* Goal:
Exactly retype the lines from the one containing "Write the D3.js code for this chart." through the one containing "const yTicks = [10000, 0, -10000, -20000, -30000, -40000];"; both ends count, pictures do not.

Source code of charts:

· · · ·

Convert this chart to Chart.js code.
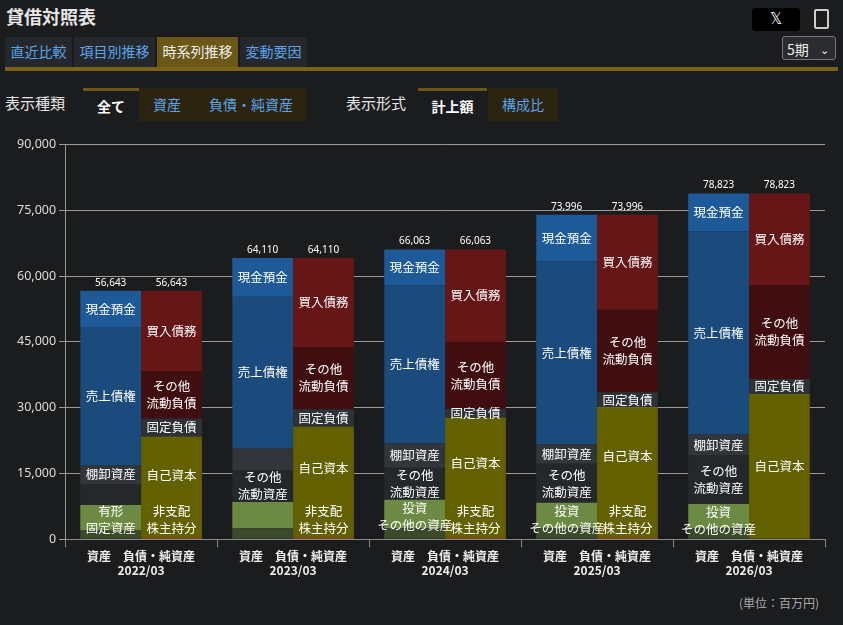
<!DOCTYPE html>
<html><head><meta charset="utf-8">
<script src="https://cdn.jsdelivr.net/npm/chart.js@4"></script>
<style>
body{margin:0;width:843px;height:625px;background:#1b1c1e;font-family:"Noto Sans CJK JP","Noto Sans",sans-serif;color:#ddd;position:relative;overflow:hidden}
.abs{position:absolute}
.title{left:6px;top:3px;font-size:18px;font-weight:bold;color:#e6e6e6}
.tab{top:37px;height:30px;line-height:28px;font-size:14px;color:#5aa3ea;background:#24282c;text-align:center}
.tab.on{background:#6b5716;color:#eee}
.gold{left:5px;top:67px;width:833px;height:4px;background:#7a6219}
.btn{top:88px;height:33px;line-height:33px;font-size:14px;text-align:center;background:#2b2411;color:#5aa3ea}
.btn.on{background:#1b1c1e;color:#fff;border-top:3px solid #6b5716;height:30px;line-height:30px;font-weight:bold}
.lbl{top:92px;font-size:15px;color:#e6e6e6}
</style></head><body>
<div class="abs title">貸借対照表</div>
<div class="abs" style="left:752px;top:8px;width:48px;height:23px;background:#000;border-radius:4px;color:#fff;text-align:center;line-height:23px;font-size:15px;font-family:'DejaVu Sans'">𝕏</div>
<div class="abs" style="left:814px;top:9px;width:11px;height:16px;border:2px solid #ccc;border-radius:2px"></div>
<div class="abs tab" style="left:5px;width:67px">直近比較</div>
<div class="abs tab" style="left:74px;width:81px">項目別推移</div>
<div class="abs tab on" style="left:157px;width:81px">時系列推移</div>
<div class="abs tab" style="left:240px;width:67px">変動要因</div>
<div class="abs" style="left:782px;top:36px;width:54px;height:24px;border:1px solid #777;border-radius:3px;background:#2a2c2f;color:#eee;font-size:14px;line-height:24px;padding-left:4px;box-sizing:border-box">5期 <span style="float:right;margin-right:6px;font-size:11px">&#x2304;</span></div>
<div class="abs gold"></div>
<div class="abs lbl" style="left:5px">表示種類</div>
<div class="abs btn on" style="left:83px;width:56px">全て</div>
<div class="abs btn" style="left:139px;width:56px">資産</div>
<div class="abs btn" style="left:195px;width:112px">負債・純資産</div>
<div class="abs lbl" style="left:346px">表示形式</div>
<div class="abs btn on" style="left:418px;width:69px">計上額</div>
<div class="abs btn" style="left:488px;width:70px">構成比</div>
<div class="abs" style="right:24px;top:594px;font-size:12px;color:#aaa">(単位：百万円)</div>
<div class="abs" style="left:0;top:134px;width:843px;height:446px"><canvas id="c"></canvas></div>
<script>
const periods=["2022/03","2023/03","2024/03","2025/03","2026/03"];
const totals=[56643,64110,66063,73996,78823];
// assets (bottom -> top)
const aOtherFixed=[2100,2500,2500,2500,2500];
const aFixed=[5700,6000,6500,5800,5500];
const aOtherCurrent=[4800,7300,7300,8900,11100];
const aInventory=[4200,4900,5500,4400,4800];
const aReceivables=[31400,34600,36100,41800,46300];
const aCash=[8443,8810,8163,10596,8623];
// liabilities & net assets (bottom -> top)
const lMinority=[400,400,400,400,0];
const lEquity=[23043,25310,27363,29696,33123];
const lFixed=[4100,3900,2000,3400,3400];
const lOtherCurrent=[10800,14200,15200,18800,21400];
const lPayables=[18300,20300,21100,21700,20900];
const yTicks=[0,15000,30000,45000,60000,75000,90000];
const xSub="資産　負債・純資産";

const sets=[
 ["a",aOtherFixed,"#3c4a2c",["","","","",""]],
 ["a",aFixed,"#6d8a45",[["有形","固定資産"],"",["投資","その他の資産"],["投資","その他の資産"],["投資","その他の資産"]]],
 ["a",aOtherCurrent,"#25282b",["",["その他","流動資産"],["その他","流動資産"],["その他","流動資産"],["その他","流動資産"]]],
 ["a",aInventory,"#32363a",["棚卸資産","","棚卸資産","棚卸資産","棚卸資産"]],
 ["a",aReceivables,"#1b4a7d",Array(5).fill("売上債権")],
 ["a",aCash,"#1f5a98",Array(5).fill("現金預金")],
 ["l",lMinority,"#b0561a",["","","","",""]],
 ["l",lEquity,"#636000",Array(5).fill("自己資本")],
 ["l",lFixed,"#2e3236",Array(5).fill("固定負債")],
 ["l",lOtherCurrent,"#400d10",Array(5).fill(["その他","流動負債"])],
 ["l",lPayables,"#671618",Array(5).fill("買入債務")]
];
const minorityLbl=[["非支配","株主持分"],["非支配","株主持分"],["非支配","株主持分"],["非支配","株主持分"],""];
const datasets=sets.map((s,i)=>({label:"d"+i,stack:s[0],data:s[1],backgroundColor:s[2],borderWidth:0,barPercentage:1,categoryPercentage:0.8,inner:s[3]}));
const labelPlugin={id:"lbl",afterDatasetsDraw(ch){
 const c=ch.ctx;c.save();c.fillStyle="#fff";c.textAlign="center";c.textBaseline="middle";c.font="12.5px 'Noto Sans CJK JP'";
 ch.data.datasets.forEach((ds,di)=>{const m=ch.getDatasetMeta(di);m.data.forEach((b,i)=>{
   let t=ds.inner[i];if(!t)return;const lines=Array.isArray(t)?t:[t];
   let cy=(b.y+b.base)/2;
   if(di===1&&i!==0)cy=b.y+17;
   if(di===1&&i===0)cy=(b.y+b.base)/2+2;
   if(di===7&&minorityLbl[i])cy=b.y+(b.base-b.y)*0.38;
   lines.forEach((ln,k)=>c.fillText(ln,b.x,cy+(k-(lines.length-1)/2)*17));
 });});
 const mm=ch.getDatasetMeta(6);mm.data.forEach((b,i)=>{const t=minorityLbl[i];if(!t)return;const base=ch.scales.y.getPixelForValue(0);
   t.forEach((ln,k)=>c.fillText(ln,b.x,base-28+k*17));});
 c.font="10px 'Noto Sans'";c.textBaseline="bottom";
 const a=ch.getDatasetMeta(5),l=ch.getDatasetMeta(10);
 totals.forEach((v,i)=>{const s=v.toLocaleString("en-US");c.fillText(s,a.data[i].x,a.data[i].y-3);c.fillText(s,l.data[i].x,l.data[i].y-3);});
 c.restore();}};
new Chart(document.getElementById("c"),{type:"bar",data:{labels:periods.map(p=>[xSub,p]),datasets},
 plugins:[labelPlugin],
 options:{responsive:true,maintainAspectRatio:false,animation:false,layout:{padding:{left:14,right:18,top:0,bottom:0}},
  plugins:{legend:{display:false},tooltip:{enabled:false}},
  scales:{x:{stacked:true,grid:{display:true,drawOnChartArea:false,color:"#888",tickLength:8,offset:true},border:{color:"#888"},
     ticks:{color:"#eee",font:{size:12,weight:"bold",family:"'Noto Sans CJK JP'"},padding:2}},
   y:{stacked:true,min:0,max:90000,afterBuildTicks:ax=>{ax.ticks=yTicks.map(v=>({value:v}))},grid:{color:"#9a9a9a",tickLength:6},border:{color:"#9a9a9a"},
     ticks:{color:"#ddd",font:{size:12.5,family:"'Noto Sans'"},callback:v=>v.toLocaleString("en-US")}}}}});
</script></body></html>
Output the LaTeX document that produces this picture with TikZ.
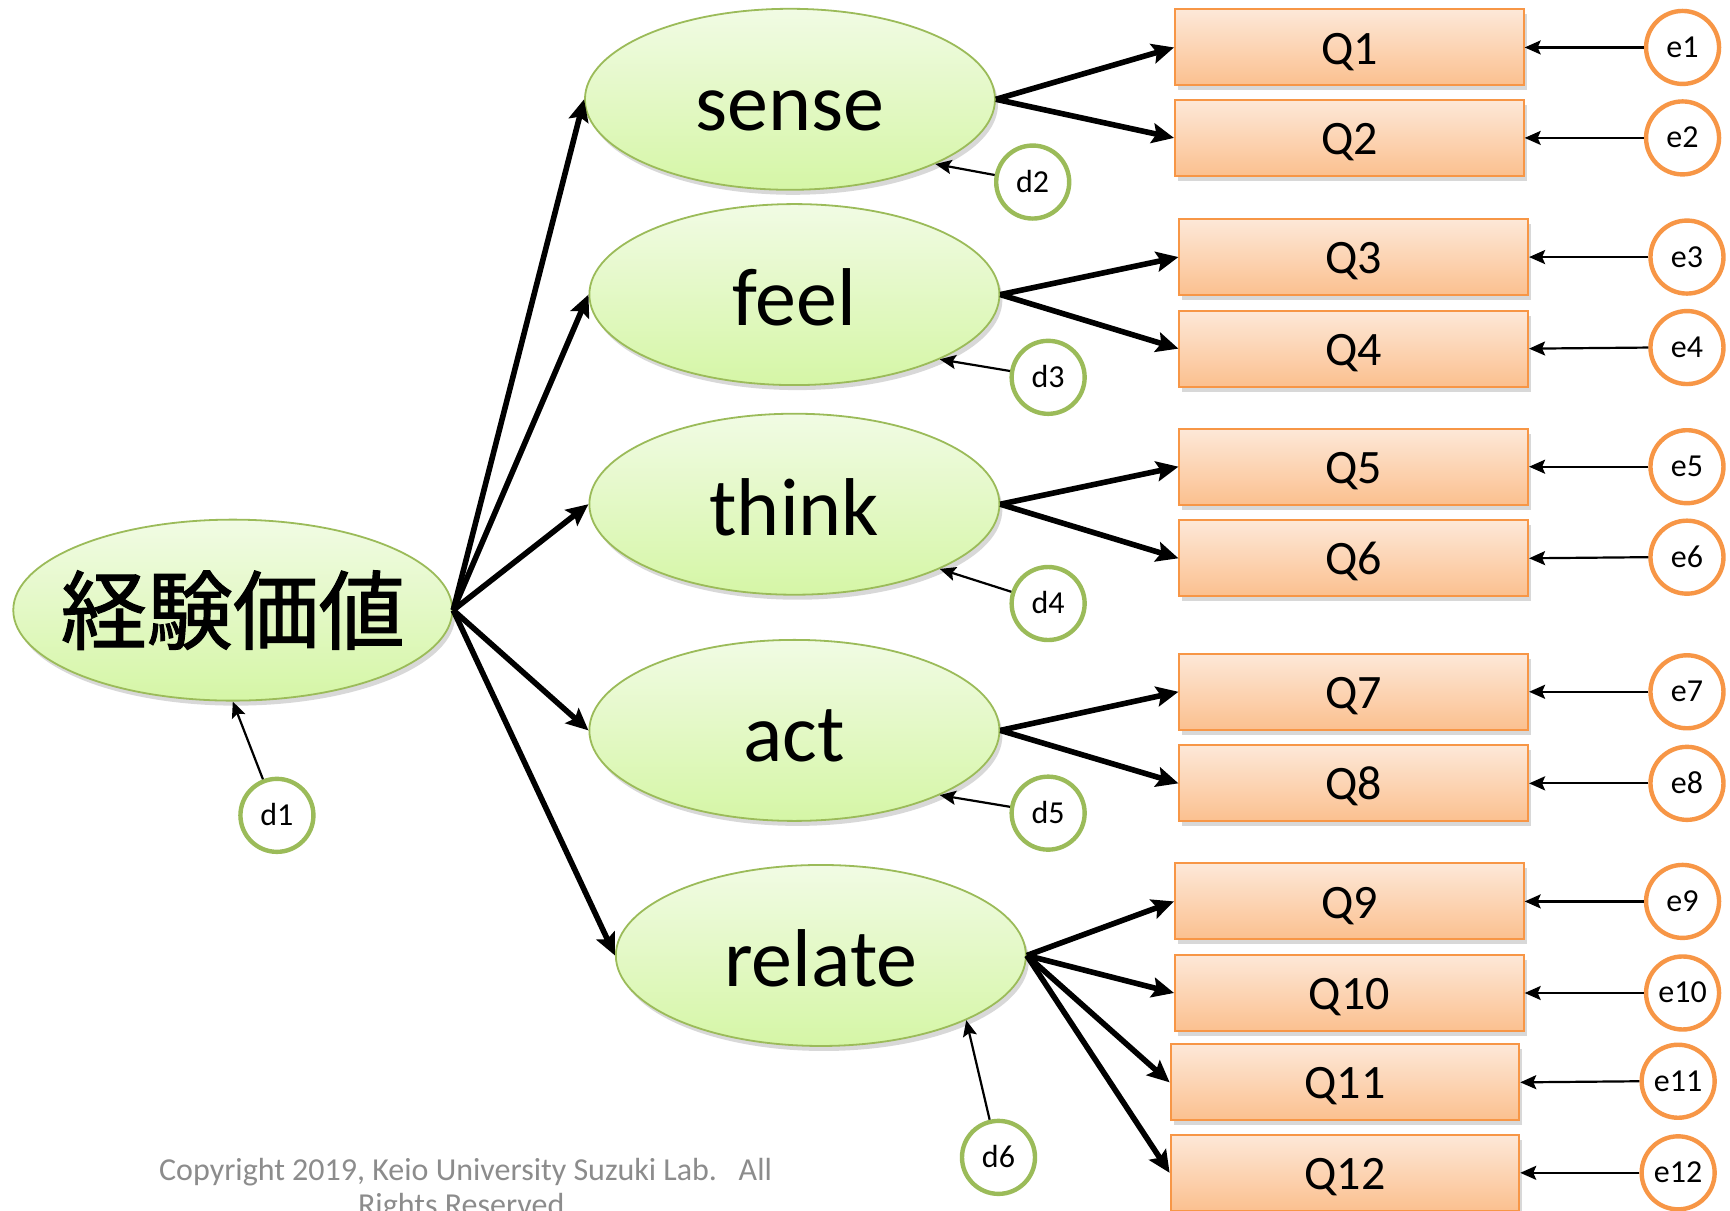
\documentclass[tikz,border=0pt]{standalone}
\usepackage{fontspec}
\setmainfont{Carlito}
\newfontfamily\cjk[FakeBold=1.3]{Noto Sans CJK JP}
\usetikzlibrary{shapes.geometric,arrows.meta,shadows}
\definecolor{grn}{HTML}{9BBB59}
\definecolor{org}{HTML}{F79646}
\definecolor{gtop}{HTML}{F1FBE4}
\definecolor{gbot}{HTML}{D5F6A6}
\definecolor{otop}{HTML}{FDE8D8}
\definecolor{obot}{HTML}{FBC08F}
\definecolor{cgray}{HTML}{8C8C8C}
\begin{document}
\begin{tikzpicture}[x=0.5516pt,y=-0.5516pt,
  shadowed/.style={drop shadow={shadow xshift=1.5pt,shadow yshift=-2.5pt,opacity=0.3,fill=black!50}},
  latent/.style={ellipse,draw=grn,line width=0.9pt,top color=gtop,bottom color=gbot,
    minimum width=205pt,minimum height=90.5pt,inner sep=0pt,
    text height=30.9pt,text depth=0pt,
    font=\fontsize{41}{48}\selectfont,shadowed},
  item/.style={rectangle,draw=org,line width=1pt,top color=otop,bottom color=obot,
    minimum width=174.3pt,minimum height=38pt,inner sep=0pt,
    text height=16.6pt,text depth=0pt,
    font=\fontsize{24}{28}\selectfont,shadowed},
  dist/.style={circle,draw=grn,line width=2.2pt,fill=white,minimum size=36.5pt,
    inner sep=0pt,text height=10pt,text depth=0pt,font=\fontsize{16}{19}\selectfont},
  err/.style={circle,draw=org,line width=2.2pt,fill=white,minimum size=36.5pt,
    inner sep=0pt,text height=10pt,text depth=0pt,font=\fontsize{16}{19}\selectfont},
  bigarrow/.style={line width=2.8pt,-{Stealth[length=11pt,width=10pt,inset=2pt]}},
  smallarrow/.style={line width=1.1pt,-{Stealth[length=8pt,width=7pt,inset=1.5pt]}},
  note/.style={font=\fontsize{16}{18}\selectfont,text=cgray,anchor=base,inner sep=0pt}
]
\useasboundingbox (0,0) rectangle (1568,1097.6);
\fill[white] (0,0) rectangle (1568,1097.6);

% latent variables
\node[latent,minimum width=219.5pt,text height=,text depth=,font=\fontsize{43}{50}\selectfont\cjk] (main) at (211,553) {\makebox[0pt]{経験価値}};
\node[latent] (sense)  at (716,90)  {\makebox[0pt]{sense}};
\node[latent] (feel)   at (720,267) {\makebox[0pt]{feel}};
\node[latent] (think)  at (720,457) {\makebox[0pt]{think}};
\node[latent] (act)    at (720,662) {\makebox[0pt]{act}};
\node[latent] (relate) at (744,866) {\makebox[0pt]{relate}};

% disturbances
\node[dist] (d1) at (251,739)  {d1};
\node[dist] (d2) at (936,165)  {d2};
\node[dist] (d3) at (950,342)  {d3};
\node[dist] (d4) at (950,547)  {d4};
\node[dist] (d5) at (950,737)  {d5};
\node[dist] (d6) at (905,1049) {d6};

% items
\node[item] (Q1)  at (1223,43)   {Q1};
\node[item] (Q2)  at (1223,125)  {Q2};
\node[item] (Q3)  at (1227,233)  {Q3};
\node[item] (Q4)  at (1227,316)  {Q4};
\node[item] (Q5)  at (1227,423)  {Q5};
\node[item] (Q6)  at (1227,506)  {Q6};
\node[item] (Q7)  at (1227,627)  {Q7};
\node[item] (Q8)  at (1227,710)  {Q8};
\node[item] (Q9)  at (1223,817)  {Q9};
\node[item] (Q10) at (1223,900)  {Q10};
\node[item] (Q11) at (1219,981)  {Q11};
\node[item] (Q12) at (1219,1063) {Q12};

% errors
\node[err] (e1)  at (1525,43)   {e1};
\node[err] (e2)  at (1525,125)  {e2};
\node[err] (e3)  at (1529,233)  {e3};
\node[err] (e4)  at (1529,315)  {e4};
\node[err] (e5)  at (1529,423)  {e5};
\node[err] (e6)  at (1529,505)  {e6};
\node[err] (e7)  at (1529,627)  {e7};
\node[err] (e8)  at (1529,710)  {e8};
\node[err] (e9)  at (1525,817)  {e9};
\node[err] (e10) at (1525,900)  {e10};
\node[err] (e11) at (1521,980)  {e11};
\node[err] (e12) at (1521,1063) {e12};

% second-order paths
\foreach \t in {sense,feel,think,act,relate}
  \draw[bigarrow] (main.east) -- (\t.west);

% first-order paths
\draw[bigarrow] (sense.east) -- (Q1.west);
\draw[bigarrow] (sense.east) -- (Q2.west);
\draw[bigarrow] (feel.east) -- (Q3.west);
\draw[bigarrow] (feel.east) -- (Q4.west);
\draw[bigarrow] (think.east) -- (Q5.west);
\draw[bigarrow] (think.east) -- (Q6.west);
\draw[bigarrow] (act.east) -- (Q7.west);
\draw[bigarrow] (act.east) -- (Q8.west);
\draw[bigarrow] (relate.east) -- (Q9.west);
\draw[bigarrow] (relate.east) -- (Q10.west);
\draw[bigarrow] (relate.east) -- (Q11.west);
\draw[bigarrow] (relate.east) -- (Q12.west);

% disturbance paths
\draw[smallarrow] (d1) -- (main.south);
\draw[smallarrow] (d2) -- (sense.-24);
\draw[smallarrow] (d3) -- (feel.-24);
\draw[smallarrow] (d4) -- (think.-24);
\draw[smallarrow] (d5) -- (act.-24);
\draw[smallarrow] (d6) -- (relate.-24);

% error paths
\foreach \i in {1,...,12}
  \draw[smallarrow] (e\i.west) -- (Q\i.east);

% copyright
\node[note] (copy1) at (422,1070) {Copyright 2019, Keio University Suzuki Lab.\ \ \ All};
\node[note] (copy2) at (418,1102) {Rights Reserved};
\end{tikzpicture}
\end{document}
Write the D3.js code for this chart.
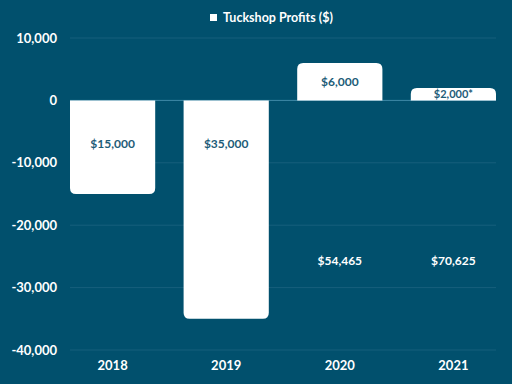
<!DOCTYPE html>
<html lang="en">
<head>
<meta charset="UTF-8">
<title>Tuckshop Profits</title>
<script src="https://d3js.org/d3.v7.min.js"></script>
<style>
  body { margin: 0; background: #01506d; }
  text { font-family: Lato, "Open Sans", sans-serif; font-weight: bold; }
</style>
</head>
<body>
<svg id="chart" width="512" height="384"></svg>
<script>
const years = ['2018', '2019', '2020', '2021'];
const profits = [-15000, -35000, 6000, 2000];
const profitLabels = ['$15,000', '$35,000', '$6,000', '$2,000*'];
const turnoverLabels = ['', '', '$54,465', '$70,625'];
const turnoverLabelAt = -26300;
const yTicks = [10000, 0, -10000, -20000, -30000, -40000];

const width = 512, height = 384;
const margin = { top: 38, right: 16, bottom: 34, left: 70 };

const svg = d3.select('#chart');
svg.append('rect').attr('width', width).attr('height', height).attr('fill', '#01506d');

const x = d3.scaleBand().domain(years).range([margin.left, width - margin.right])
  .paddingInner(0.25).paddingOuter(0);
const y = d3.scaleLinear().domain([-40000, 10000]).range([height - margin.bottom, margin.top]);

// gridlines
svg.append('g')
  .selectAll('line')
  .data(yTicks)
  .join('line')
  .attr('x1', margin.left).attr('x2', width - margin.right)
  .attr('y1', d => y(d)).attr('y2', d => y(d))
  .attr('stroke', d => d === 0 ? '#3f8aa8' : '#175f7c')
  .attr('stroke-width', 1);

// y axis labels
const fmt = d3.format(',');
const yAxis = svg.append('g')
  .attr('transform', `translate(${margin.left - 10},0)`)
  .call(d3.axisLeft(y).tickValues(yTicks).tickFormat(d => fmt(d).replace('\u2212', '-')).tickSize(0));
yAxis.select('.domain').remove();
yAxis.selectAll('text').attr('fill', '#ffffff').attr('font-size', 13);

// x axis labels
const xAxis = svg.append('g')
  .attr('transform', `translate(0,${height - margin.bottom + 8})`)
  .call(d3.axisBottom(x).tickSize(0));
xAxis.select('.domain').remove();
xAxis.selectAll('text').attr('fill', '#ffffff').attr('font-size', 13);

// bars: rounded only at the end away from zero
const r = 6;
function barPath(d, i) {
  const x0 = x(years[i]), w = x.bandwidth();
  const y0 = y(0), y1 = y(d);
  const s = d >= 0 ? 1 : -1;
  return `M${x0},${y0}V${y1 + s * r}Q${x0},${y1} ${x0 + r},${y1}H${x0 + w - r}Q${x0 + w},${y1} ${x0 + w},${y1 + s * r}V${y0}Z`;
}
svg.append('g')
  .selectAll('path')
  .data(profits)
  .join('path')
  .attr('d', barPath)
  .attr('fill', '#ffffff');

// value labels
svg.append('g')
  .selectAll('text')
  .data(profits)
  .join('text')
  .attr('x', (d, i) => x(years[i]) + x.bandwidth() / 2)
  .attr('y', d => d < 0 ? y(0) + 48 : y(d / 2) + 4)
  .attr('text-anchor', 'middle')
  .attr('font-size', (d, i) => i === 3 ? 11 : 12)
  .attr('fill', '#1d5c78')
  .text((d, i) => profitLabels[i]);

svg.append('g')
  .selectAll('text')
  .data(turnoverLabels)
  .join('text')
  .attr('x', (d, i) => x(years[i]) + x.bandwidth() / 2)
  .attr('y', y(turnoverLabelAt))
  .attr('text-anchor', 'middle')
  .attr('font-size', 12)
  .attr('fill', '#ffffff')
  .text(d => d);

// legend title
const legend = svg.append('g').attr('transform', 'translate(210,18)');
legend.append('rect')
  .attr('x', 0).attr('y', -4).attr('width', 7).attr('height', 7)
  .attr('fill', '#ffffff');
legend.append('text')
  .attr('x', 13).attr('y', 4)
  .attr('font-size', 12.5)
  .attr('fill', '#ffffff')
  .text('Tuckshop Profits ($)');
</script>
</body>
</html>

· · · ·

* The reply:
Write the D3.js code for this chart.
<!DOCTYPE html>
<html lang="en">
<head>
<meta charset="UTF-8">
<title>Tuckshop Profits</title>
<script src="https://d3js.org/d3.v7.min.js"></script>
<style>
  body { margin: 0; background: #01506d; }
  text { font-family: Lato, "Open Sans", sans-serif; font-weight: bold; }
</style>
</head>
<body>
<svg id="chart" width="512" height="384"></svg>
<script>
const years = ['2018', '2019', '2020', '2021'];
const profits = [-15000, -35000, 6000, 2000];
const profitLabels = ['$15,000', '$35,000', '$6,000', '$2,000*'];
const turnoverLabels = ['', '', '$54,465', '$70,625'];
const turnoverLabelAt = -26300;
const yTicks = [10000, 0, -10000, -20000, -30000, -40000];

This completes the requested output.